Hong Kong’s real estate investors are increasingly looking offshore for better returns on their investments, amid the city’s declining rents and resale prices for office space and retail lots in a slumping economy.
Family offices, as the investment vehicles of ultra-high net worth tycoons are called, have begun to increase their offshore assets to between 20 per cent and 30 per cent of their portfolio, compared with the previous 10 per cent, said CBRE Hong Kong’s capital market executive director Reeves Yan.
“We saw a lot of demand for overseas investment from high net worth individuals and institutional funds since the second half of last year,” as their asset reallocation picked up speed with the deterioration of Hong Kong’s political crisis, he said.
The exodus of investments is likely to pick up pace, as property prices in Hong Kong – the world’s most expensive urban centre for living and work – are expected to fall across all categories this year.
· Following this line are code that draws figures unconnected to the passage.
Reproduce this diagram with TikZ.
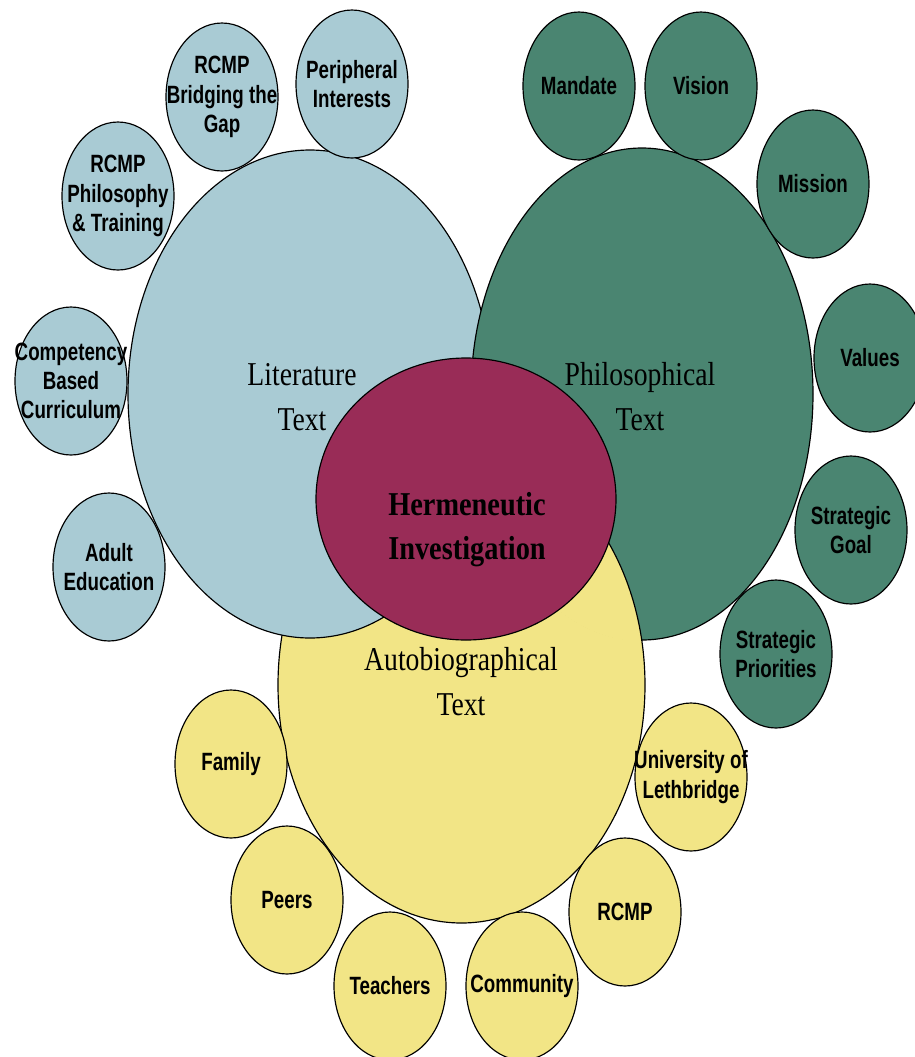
\documentclass[tikz,border=0pt]{standalone}
\usepackage{fontspec}
\usetikzlibrary{shapes.geometric}
\newfontfamily\labfont[FakeStretch=0.75]{Liberation Sans}
\newfontfamily\bigfont[FakeStretch=0.83]{Liberation Serif}
\newfontfamily\herfont[FakeStretch=0.85]{Liberation Serif}
\definecolor{litblue}{HTML}{A9CBD4}
\definecolor{philgreen}{HTML}{4A8571}
\definecolor{autoyellow}{HTML}{F2E586}
\definecolor{hermred}{HTML}{992C57}
\begin{document}
\begin{tikzpicture}[x=0.6pt,y=-0.6pt,
  outl/.style={draw=black, line width=0.7pt},
  bigell/.style={ellipse, outl, inner sep=0pt},
  small/.style={ellipse, outl, inner sep=-40pt, minimum width=67.2pt, minimum height=88.8pt,
    font=\labfont\bfseries\fontsize{15}{17.5}\selectfont, align=center, text=black},
  sblue/.style={small, fill=litblue},
  sgreen/.style={small, fill=philgreen},
  syellow/.style={small, fill=autoyellow},
  bigtext/.style={font=\bigfont\fontsize{20}{27}\selectfont, align=center, inner sep=0pt},
  hertext/.style={font=\herfont\bfseries\fontsize{20}{26.5}\selectfont, align=center, inner sep=0pt}]
\clip (0,0) rectangle (915,1057);
\useasboundingbox (0,0) rectangle (915,1057);

% big ellipses
\node[bigell, fill=autoyellow, minimum width=220.2pt, minimum height=285.6pt] (autoE) at (461.5,685) {};
\node[bigell, fill=litblue, minimum width=218.4pt, minimum height=292.8pt] (litE) at (310,394) {};
\node[bigell, fill=philgreen, minimum width=205.2pt, minimum height=295.2pt] (philE) at (642,394) {};
\begin{scope}
  \clip (642,394) ellipse [x radius=103.4pt, y radius=148.4pt];
  \path[fill=autoyellow, outl] (461.5,685) ellipse [x radius=110.1pt, y radius=142.8pt];
\end{scope}
\node[bigell, fill=hermred, minimum width=180pt, minimum height=169.2pt] (hermE) at (466,499) {};

% big texts
\node[bigtext] (litT) at (302,397) {Literature\\Text};
\node[bigtext] (philT) at (640,397) {Philosophical\\Text};
\node[bigtext] (autoT) at (461,682) {Autobiographical\\Text};
\node[hertext] (hermT) at (467,530) {Hermeneutic\\Investigation};

% literature satellites
\node[sblue] (bridge) at (222,97) {RCMP\\Bridging the\\Gap};
\node[sblue] (periph) at (352,84) {Peripheral\\Interests};
\node[sblue] (philo) at (118,196) {RCMP\\Philosophy\\\& Training};
\node[sblue] (comp) at (71,381) {Competency\\Based\\Curriculum};
\node[sblue] (adult) at (109,567) {Adult\\Education};

% philosophical satellites
\node[sgreen] (mandate) at (579,86) {Mandate};
\node[sgreen] (vision) at (701,86) {Vision};
\node[sgreen] (mission) at (813,184) {Mission};
\node[sgreen] (values) at (870,358) {Values};
\node[sgreen] (goal) at (851,530) {Strategic\\Goal};
\node[sgreen] (prio) at (776,654) {Strategic\\Priorities};

% autobiographical satellites
\node[syellow] (family) at (231,764) {Family};
\node[syellow] (peers) at (287,900) {Peers};
\node[syellow] (teach) at (390,986) {Teachers};
\node[syellow] (comm) at (522,986) {Community};
\node[syellow] (rcmp) at (625,912) {RCMP};
\node[syellow] (uleth) at (691,777) {University of\\Lethbridge};
\end{tikzpicture}
\end{document}
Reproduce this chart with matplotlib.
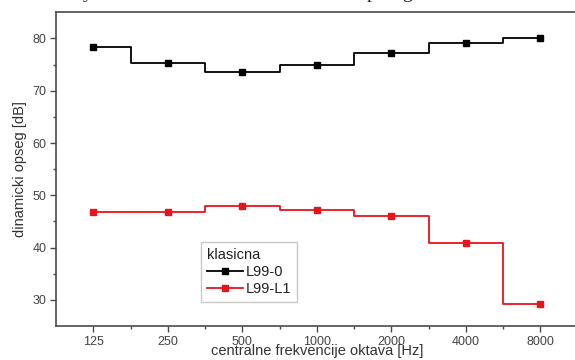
import matplotlib.pyplot as plt
import numpy as np

freqs = ["125", "250", "500", "1000", "2000", "4000", "8000"]
l99_0 = [78.4, 75.4, 73.6, 75.0, 77.2, 79.2, 80.1]
l99_l1 = [46.75, 46.75, 48.0, 47.25, 46.0, 40.9, 29.3]

plt.rcParams['font.family'] = ['Liberation Sans', 'DejaVu Sans']
gray = '#4a4a4a'

fig = plt.figure(figsize=(5.75, 3.6), dpi=100)
ax = fig.add_axes([0.0974, 0.0944, 0.907, 0.8714])

x = np.arange(len(freqs))
ax.plot(x, l99_0, drawstyle='steps-mid', color='black', lw=1.3,
        marker='s', ms=4.5, label='L99-0')
ax.plot(x, l99_l1, drawstyle='steps-mid', color='#e8141a', lw=1.3,
        marker='s', ms=4.5, label='L99-L1')

ax.set_xlim(-0.5, 6.5)
ax.set_ylim(25, 85)
ax.set_xticks(x)
ax.set_xticklabels(freqs)
ax.set_xticks(x[:-1] + 0.5, minor=True)
ax.set_yticks([30, 40, 50, 60, 70, 80])
ax.set_yticks([35, 45, 55, 65, 75], minor=True)

for s in ax.spines.values():
    s.set_color(gray)
    s.set_linewidth(1.2)
ax.tick_params(which='major', length=4, width=1, color=gray, labelcolor='#444444',
               labelsize=9, pad=3)
ax.tick_params(which='minor', length=2.5, width=1, color=gray)

ax.set_xlabel('centralne frekvencije oktava [Hz]', fontsize=10.5, color='#333333', labelpad=-3)
ax.set_ylabel('dinamicki opseg [dB]', fontsize=10.5, color='#333333', labelpad=4)

leg = ax.legend(title='klasicna', loc='upper left', bbox_to_anchor=(0.2635, 0.29),
                fontsize=10.5, title_fontsize=10.5, frameon=True, fancybox=False,
                edgecolor='#bbbbbb', handlelength=2.5, handletextpad=0.2,
                borderpad=0.4, labelspacing=0.2, alignment='left')
leg.get_frame().set_linewidth(1.0)
for t in leg.get_texts():
    t.set_color('#222222')
leg.get_title().set_color('#222222')

# cut-off line of text above the chart
for xp, ch in [(83, 'y'), (367, 'p'), (402, 'g')]:
    fig.text(xp / 575, 1 + 1.5 / 360, ch, fontsize=14, family='Liberation Serif',
             va='baseline', color='#222222')

fig.savefig('out.png', dpi=100)
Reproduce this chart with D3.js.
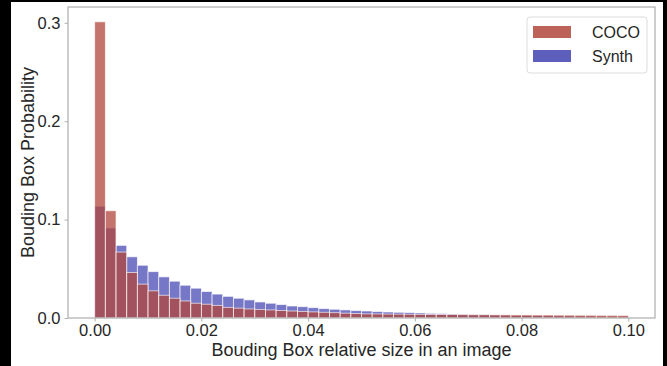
<!DOCTYPE html>
<html>
<head>
<meta charset="utf-8">
<script src="https://cdn.jsdelivr.net/npm/d3@7"></script>
<style>
  html, body { margin: 0; padding: 0; background: #000; }
  svg { display: block; }
  text { font-family: "Liberation Sans", Arial, sans-serif; fill: #262626; }
</style>
</head>
<body>
<svg id="chart" width="667" height="366"></svg>
<script>
// Histogram bins: 50 bins of width 0.002 over [0, 0.1]
const binWidth = 0.002;
const binCount = 50;

// Probability per bin, COCO dataset
const cocoValues = [
  0.301, 0.109, 0.067, 0.0463, 0.0344, 0.0276, 0.0231, 0.0201, 0.0173, 0.0150,
  0.0140, 0.0128, 0.0108, 0.0100, 0.0092, 0.0087, 0.0082, 0.0076, 0.0071, 0.0067,
  0.0062, 0.0058, 0.0054, 0.0049, 0.0045, 0.0042, 0.0041, 0.0040, 0.0039, 0.0038,
  0.0037, 0.0036, 0.0035, 0.0035, 0.0034, 0.0033, 0.0033, 0.0032, 0.0032, 0.0031,
  0.0031, 0.0030, 0.0030, 0.0029, 0.0029, 0.0028, 0.0028, 0.0027, 0.0027, 0.0026
];

// Probability per bin, synthetic dataset
const synthValues = [
  0.1136, 0.0915, 0.0738, 0.0622, 0.0536, 0.0471, 0.0418, 0.0374, 0.0333, 0.0303,
  0.0269, 0.0243, 0.0220, 0.0201, 0.0184, 0.0163, 0.0150, 0.0136, 0.0122, 0.0115,
  0.0105, 0.0095, 0.0089, 0.0082, 0.0075, 0.0071, 0.0065, 0.0061, 0.0058, 0.0055,
  0.0051, 0.0047, 0.0044, 0.0041, 0.0038, 0.0036, 0.0034, 0.0031, 0.0029, 0.0027,
  0.0025, 0.0024, 0.0022, 0.0021, 0.0020, 0.0019, 0.0018, 0.0017, 0.0016, 0.0015
];

const xTicks = [0.00, 0.02, 0.04, 0.06, 0.08, 0.10];
const yTicks = [0.0, 0.1, 0.2, 0.3];
const seriesNames = ["COCO", "Synth"];
const seriesColors = ["#b0463c", "#4242b2"];

const svg = d3.select("#chart");

// white figure canvas
svg.append("rect").attr("x", 11).attr("y", 2).attr("width", 652).attr("height", 364).attr("fill", "#fff");

const plot = { left: 68, right: 655, top: 7, bottom: 318 };

const xMin = 0, xMax = binWidth * binCount;
const xPad = (xMax - xMin) * 0.05;
const x = d3.scaleLinear().domain([xMin - xPad, xMax + xPad]).range([plot.left, plot.right]);

const yMax = d3.max(cocoValues.concat(synthValues)) * 1.05;
const y = d3.scaleLinear().domain([0, yMax]).range([plot.bottom, plot.top]);

function drawSeries(values, color, opacity) {
  svg.append("g")
    .selectAll("rect")
    .data(values)
    .join("rect")
    .attr("x", (d, i) => x(i * binWidth))
    .attr("y", d => y(d))
    .attr("width", (d, i) => x((i + 1) * binWidth) - x(i * binWidth))
    .attr("height", d => y(0) - y(d))
    .attr("fill", color)
    .attr("fill-opacity", opacity)
    .attr("stroke", "#fff")
    .attr("stroke-opacity", 0.7)
    .attr("stroke-width", 0.9);
}

drawSeries(synthValues, seriesColors[1], 0.72);
drawSeries(cocoValues, seriesColors[0], 0.75);

// axes
const xAxis = d3.axisBottom(x).tickValues(xTicks).tickFormat(d3.format(".2f")).tickSize(3.5).tickPadding(3);
const yAxis = d3.axisLeft(y).tickValues(yTicks).tickFormat(d3.format(".1f")).tickSize(3.5).tickPadding(4);

const gx = svg.append("g").attr("transform", `translate(0,${plot.bottom})`).call(xAxis);
const gy = svg.append("g").attr("transform", `translate(${plot.left},0)`).call(yAxis);
[gx, gy].forEach(g => {
  g.select(".domain").remove();
  g.selectAll(".tick line").attr("stroke", "#b0b0b0").attr("stroke-width", 1);
  g.selectAll(".tick text").style("font-size", "16.5px").attr("fill", "#262626");
});

// frame
svg.append("rect")
  .attr("x", plot.left).attr("y", plot.top)
  .attr("width", plot.right - plot.left).attr("height", plot.bottom - plot.top)
  .attr("fill", "none").attr("stroke", "#b0b0b0").attr("stroke-width", 1.25);

// axis titles
svg.append("text")
  .attr("x", (plot.left + plot.right) / 2).attr("y", 356)
  .attr("text-anchor", "middle").style("font-size", "18px")
  .text("Bouding Box relative size in an image");

svg.append("text")
  .attr("transform", `translate(33.5,${(plot.top + plot.bottom) / 2}) rotate(-90)`)
  .attr("text-anchor", "middle").style("font-size", "18px")
  .text("Bouding Box Probability");

// legend
const lg = svg.append("g").attr("transform", "translate(527,17)");
lg.append("rect").attr("width", 120).attr("height", 56).attr("rx", 3)
  .attr("fill", "#fff").attr("stroke", "#dcdcdc").attr("stroke-width", 1);
seriesNames.forEach((name, i) => {
  const row = lg.append("g").attr("transform", `translate(6,${9 + i * 24})`);
  row.append("rect").attr("width", 38).attr("height", 12)
    .attr("fill", seriesColors[i]).attr("fill-opacity", 0.85);
  row.append("text").attr("x", 59).attr("y", 11.5).style("font-size", "16px").text(name);
});
</script>
</body>
</html>
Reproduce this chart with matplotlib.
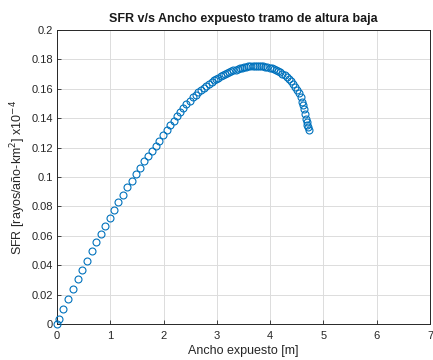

Most property consultants expect retail rental fees to drop by 15 per cent in 2020, with London-based property investment manager Nuveen Real Estate forecasting a 40-per cent plunge in office rents.
While Hong Kong’s pegged currency and bank deposits have withstood the headwinds from more than seven months of anti-government protests, the economy’s first technical recession in a decade is dragging down on home prices, office rental charges and has led to a record vacancy rate in high-end retail space.
That has driven many investors offshore in search of better returns. Link Reit, Asia’s biggest real estate investment trust (REIT), paid A$683 million (US$469.5 million) last month for a Grade A office building in Sydney. A day after the deal, K&K Property bought the Orion House in Covent Garden, paying £130 million (US$169.2 million) for the commercial development outside London.
The private family office of Cheung Chung Kiu, the chairman of Hong Kong-listed property developer CC Land, earlier this month paid £210 million for a 45-room mansion in Knightsbridge overlooking Hyde Park, breaking the price record for the most expensive residential property ever sold in the British capital.
“Many family offices in particular may look to move their capital to safe haven markets to protect their wealth,” said JLL’s Asia-Pacific senior research manager Sungmin Park, adding that outbound capital flows will increase if political uncertainties persist in the city.
Hong Kong’s outbound investments in offices, retail space, industrial estates, hotels, mixed-use property dropped 19 per cent to US$7.7 billion last year, from US$9.57 billion in 2018, according to CBRE’s data.
That decline is like to reverse in the coming year, and outbound investments will pick up. Commercial property with existing tenants will be especially sought after as they provide long-term stable income for investors, agents said.
The United Kingdom in particular is becoming increasingly popular as the country’s messy process for exiting the European Union appears to be settling, said Greg Hyland, CBRE’s Asia-Pacific head of capital markets.
“Money in Hong Kong has been aggressively looking at London and Australia as [many investors] are familiar with the markets,” Hyland said.